Under the name "Portia", my sister joined the membership of The Student Voice for me. She posted the essays and information on the message board. It was my way of saying, "Look, PCC. I'm not thinking your way anymore. I'm my own person." We even had a code to use over the phone (which PCC, of course, had tapped), disguised as innocent conversation about our three cats. If she told me, "I fed the cats today," it would mean that she had posted one of my essays. If she added, "They were really hungry," it meant a good response. If she said, "The cats got in a fight today," it would mean opposition. I got both responses.

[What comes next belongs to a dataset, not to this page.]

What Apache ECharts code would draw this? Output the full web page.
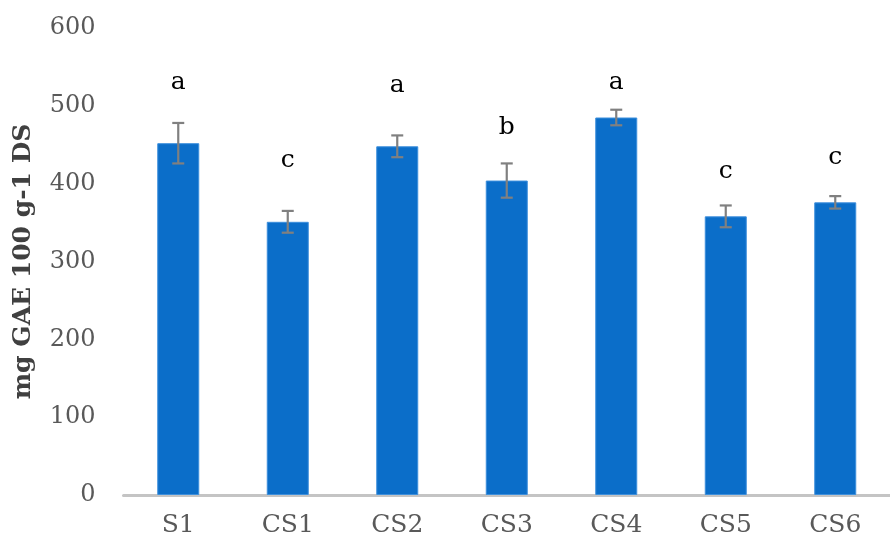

Thankfully, my sister never had to tell me that the cats were in a mood to hunt. That would have meant that I was in danger of being revealed as the author of the essays.

That summer, and the semester which followed (it would be my last semester there), I lived in a state of constant paranoia. Maybe you know what this is like; maybe not. All I know is that I'm not cut out to be a secret agent. I had to watch my every move. Did my roommates see me writing the essays? Was that floor leader watching me? Had the library contacted the Dean's Offices about my checking out "1984"? Did they know that I was mailing letters off campus? Was the "cat" code too obvious? Did my sister, as "Portia", blunderingly reveal any clues to my true identity? In short, I was scared.

And, slowly, I began to discover an undercurrent of "rebellion" at PCC. People who, just like me, disagreed with PCC but, for varied reasons, were still there. By dropping hints, carefully, we managed to tell each other--without actually saying so--that here was another person who disagreed with PCC; another person who had accessed The Student Voice over the summer. I found out Kristen was one of those who had; so was Marianna (name changed), another friend, and nearly all of her "group." I discovered I was no longer alone. But still, I knew that if it came down to it, none of us "rebels" had any power to change PCC. And as I watched as, one by one, many of the "rebels", inculding Kristen, were expelled, I was still scared.